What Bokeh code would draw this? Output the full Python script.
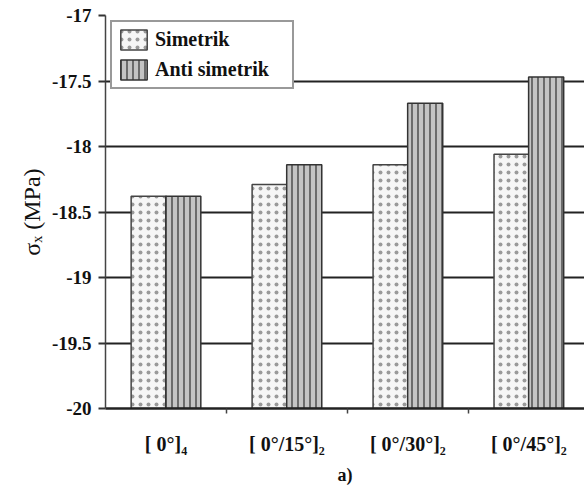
...
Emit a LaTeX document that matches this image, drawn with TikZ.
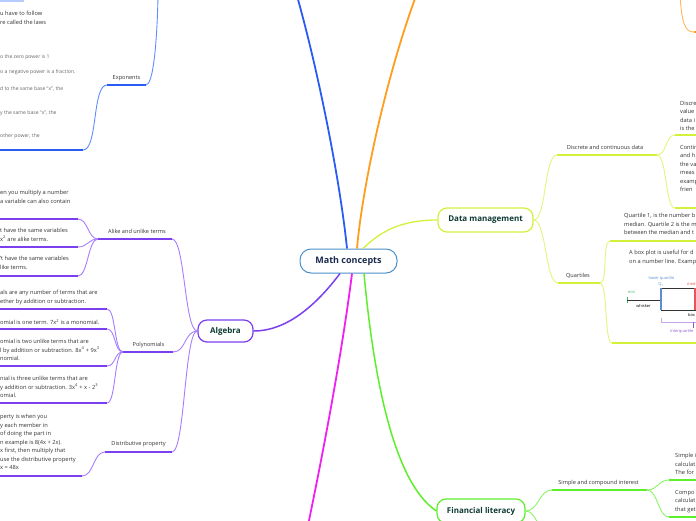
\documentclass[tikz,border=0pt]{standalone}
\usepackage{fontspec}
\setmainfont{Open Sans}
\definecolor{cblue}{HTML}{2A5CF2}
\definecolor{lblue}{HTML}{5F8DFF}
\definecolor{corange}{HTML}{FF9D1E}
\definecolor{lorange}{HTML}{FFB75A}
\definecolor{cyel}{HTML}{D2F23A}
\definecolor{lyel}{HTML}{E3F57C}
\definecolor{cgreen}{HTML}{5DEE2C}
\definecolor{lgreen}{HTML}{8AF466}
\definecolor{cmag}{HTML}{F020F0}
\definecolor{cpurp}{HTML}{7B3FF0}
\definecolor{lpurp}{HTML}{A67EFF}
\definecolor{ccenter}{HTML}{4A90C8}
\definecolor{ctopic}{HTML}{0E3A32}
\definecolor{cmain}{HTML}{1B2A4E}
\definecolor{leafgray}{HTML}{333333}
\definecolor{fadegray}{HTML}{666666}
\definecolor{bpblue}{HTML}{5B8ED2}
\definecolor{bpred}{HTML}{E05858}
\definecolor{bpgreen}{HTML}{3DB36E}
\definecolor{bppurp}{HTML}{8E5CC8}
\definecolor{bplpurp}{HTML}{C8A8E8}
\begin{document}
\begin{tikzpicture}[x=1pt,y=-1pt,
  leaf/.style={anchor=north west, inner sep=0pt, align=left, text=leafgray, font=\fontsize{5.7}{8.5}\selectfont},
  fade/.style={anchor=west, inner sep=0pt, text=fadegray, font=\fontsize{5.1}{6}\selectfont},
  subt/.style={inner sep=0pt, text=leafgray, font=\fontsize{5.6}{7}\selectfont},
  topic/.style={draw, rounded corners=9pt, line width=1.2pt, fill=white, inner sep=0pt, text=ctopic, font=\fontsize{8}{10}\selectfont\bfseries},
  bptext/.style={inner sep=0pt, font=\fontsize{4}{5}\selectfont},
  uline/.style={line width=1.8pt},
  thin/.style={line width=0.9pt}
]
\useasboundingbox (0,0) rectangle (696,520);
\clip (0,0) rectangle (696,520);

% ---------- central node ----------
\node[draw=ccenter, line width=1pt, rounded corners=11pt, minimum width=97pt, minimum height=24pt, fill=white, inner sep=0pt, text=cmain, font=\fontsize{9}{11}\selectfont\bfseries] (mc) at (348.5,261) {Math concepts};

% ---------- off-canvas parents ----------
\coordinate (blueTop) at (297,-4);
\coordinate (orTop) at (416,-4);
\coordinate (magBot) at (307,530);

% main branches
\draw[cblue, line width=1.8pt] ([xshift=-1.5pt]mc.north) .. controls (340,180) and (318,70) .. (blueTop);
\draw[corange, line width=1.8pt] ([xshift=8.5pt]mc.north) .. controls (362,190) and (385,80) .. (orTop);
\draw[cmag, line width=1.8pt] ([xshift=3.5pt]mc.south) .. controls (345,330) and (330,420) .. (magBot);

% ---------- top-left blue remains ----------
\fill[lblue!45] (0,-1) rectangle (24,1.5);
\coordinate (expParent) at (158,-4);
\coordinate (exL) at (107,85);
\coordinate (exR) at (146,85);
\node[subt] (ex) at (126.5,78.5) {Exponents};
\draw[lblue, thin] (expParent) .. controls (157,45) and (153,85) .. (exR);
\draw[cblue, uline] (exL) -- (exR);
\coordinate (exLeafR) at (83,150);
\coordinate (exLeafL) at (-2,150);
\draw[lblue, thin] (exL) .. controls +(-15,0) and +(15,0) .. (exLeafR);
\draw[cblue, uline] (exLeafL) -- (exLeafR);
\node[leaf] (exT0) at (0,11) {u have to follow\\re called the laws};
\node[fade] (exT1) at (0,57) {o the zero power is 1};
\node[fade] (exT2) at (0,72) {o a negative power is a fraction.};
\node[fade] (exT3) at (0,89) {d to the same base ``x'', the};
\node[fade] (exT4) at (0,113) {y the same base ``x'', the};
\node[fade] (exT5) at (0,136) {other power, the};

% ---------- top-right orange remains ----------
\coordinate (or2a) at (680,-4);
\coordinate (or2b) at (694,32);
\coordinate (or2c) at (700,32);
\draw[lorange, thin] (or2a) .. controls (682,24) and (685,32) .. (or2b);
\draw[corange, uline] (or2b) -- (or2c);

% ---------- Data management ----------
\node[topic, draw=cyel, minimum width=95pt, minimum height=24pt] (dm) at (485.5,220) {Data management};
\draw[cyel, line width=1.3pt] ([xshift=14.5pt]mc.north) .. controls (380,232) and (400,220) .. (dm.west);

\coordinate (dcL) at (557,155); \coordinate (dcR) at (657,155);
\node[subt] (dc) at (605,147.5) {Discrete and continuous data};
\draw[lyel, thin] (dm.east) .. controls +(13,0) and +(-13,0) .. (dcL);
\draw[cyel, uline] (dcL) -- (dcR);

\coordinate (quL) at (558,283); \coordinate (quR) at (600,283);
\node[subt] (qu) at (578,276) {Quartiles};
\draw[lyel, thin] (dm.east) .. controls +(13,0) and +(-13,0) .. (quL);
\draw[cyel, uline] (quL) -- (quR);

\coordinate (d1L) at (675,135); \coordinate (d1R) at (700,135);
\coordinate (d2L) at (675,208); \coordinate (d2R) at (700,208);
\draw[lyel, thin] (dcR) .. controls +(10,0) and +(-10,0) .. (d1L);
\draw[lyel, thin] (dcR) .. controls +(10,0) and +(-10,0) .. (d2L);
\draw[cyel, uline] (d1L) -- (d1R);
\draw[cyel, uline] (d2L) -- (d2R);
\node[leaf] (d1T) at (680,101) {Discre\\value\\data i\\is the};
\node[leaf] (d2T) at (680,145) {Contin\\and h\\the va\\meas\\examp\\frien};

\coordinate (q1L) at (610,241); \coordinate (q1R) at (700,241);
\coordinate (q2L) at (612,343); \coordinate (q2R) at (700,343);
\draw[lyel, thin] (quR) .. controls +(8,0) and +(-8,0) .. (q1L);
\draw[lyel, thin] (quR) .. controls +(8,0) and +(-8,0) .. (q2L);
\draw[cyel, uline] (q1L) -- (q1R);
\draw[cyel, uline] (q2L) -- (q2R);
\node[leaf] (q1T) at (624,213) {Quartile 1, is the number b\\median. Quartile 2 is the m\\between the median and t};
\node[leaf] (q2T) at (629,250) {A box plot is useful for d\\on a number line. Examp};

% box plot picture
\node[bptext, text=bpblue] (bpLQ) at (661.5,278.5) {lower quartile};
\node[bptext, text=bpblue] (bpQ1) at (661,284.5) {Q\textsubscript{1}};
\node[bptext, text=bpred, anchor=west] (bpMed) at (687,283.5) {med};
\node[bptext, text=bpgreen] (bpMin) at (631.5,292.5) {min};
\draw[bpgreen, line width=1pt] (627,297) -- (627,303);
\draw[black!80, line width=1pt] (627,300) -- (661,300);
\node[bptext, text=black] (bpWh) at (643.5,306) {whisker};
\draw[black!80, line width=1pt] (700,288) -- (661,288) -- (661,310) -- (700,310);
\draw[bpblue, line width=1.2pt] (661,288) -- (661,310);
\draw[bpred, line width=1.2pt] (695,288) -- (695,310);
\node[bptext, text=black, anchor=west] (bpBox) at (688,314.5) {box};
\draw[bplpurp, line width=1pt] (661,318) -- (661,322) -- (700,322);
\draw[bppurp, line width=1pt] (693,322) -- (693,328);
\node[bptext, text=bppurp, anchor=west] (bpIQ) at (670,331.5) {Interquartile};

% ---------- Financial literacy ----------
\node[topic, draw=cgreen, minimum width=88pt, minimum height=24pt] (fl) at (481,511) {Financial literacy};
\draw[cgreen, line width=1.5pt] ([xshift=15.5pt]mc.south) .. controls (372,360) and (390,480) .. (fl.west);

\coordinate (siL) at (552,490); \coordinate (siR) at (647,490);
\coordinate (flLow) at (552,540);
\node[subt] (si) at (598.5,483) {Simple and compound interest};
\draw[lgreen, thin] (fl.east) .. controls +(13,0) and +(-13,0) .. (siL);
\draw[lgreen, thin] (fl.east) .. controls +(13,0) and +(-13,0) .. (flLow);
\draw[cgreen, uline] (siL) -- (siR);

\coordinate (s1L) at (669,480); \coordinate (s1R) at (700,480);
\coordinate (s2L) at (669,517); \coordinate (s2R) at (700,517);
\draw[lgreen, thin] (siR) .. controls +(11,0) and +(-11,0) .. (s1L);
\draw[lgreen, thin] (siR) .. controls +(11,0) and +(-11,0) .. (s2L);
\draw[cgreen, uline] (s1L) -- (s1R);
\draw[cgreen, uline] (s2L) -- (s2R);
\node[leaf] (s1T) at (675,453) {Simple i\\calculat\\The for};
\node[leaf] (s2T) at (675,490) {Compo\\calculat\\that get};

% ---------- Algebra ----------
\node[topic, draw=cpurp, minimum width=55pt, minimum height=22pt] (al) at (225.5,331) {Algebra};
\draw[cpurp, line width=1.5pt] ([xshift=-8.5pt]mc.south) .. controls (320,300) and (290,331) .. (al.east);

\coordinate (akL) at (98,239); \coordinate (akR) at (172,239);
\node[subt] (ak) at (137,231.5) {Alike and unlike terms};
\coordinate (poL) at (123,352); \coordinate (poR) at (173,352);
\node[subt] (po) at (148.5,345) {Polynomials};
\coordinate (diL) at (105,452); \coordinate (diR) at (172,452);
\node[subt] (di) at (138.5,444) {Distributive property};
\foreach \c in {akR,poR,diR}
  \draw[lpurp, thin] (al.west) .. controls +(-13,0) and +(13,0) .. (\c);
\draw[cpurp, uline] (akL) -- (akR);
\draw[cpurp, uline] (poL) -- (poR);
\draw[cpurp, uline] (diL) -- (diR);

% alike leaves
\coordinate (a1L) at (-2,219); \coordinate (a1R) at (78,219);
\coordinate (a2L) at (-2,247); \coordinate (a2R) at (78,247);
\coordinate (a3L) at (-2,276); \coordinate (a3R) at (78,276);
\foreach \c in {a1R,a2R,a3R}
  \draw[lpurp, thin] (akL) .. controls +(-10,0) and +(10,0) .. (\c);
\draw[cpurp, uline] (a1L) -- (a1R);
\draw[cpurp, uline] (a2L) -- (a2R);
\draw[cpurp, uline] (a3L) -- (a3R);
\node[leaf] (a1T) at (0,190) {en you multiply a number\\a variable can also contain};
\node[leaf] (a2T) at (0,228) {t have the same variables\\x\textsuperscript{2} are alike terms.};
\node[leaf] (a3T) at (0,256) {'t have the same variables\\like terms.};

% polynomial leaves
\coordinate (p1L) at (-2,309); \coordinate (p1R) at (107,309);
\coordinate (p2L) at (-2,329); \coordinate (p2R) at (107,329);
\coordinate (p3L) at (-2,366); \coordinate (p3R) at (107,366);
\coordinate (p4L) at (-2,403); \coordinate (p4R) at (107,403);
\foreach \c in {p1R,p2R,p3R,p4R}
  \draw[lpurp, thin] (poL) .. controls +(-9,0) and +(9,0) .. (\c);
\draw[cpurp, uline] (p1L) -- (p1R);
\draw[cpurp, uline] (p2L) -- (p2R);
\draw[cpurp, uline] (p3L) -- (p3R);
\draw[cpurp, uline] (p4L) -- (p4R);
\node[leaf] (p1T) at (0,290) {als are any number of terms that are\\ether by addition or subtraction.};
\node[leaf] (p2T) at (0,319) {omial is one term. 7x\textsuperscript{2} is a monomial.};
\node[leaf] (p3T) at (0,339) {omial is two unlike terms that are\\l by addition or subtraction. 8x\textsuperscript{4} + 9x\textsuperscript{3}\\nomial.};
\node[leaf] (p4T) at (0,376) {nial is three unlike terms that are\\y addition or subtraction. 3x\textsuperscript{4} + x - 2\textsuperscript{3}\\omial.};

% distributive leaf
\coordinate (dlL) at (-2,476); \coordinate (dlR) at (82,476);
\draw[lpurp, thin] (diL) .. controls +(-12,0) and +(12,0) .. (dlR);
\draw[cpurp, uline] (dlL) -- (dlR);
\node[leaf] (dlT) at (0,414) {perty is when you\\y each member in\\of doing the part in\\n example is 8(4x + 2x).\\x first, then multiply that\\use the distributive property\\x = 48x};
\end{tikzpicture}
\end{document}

What to work on
Using the entries above, write out exactly the lines from the one with "Emit a LaTeX" through the one with "(magBot) at (307,530);", ends included. Leave out any pictures.

The output
Emit a LaTeX document that matches this image, drawn with TikZ.
\documentclass[tikz,border=0pt]{standalone}
\usepackage{fontspec}
\setmainfont{Open Sans}
\definecolor{cblue}{HTML}{2A5CF2}
\definecolor{lblue}{HTML}{5F8DFF}
\definecolor{corange}{HTML}{FF9D1E}
\definecolor{lorange}{HTML}{FFB75A}
\definecolor{cyel}{HTML}{D2F23A}
\definecolor{lyel}{HTML}{E3F57C}
\definecolor{cgreen}{HTML}{5DEE2C}
\definecolor{lgreen}{HTML}{8AF466}
\definecolor{cmag}{HTML}{F020F0}
\definecolor{cpurp}{HTML}{7B3FF0}
\definecolor{lpurp}{HTML}{A67EFF}
\definecolor{ccenter}{HTML}{4A90C8}
\definecolor{ctopic}{HTML}{0E3A32}
\definecolor{cmain}{HTML}{1B2A4E}
\definecolor{leafgray}{HTML}{333333}
\definecolor{fadegray}{HTML}{666666}
\definecolor{bpblue}{HTML}{5B8ED2}
\definecolor{bpred}{HTML}{E05858}
\definecolor{bpgreen}{HTML}{3DB36E}
\definecolor{bppurp}{HTML}{8E5CC8}
\definecolor{bplpurp}{HTML}{C8A8E8}
\begin{document}
\begin{tikzpicture}[x=1pt,y=-1pt,
  leaf/.style={anchor=north west, inner sep=0pt, align=left, text=leafgray, font=\fontsize{5.7}{8.5}\selectfont},
  fade/.style={anchor=west, inner sep=0pt, text=fadegray, font=\fontsize{5.1}{6}\selectfont},
  subt/.style={inner sep=0pt, text=leafgray, font=\fontsize{5.6}{7}\selectfont},
  topic/.style={draw, rounded corners=9pt, line width=1.2pt, fill=white, inner sep=0pt, text=ctopic, font=\fontsize{8}{10}\selectfont\bfseries},
  bptext/.style={inner sep=0pt, font=\fontsize{4}{5}\selectfont},
  uline/.style={line width=1.8pt},
  thin/.style={line width=0.9pt}
]
\useasboundingbox (0,0) rectangle (696,520);
\clip (0,0) rectangle (696,520);

% ---------- central node ----------
\node[draw=ccenter, line width=1pt, rounded corners=11pt, minimum width=97pt, minimum height=24pt, fill=white, inner sep=0pt, text=cmain, font=\fontsize{9}{11}\selectfont\bfseries] (mc) at (348.5,261) {Math concepts};

% ---------- off-canvas parents ----------
\coordinate (blueTop) at (297,-4);
\coordinate (orTop) at (416,-4);
\coordinate (magBot) at (307,530);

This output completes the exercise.